Natalia Tsodikova

Personal information
- Born: February 24, 1969 (age 57)
- Spouse: Rostislav Tsodikov

Chess career
- Country: United States
- Title: Woman FIDE Master (2018)
- Peak rating: 2190 (January 1997)

= Natalia Tsodikova =

American chess player (born 1969)

Natalia Tsodikova (also known as Natalya) is an American chess player. She was born in Ukraine in 1969 and migrated to the United States in 1994. She holds the title of Woman FIDE Master, earned in 2018.

== Tournament results ==
She came in 4th in the US Women's Chess Championship in 1995 and 1996. She won the Northern California Women's Championship in 2019, and tied for first with FIDE Master Ruiyang Yan in 2025. (The US Chess Federation treats Northern and Southern California as separate states.)

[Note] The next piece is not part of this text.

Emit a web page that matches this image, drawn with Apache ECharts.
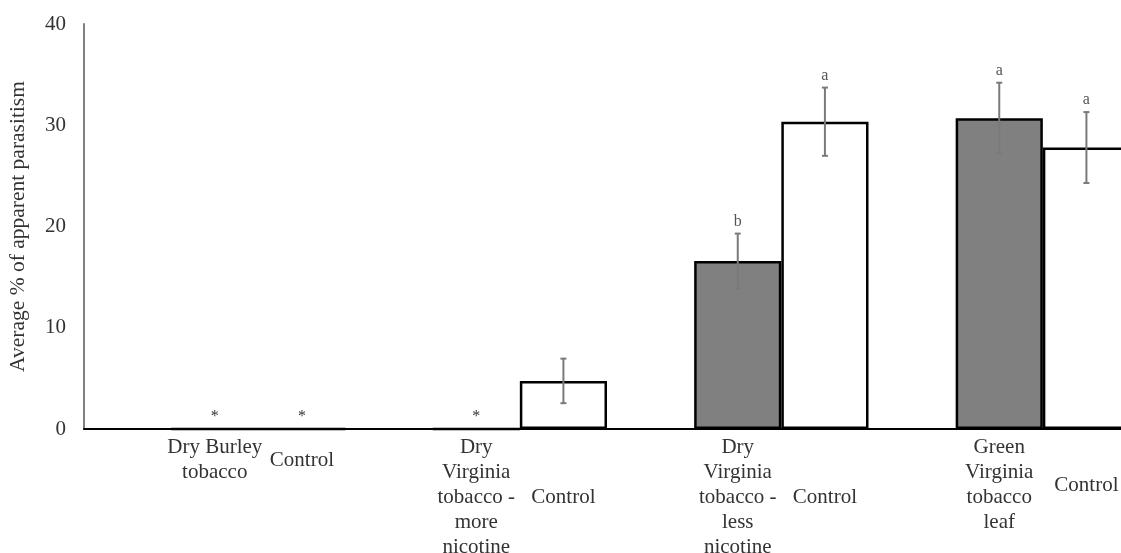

She has played in the US Senior Women's Championship, a national championship for female players 50 years or older, since it began in 2023. She won the event in both 2024 and 2025. In 2024 she had an insurmountable lead by the end of the 4th round (of 5); she won with a score of 4.5/5 and received a prize of $4000. In 2025 Tsodikova and Anjelina Belakovskaia were tied for first after 5 rounds with a score of 4/5, leading to a blitz and Armageddon playoff. After each player had won one blitz game, Tsodikova won the final Armageddon game on time despite having only 4 minutes to her opponent's 5. The two players split the first-place prize, earning $3000 each.

In 2025 she was a member of the US Women's team in the FIDE World Senior Team Championship (women's 50+ category). The team received the bronze medal, and Tsodikova was the individual top scorer on board 2. In 2026 she was team captain and board 2 of the US Women's team for the World Senior Team event, 50+ section, held in Durres, Albania; this event was not separated by gender. The team won the women's gold medal, given to the women's team with the highest match score.

== Personal life ==
She is married to International Master Rostislav Tsodikov who also serves as her chess coach. He assisted her team with preparation in the 2026 World Senior Team.

While FIDE spells her name "Natalia," she prefers "Natalya."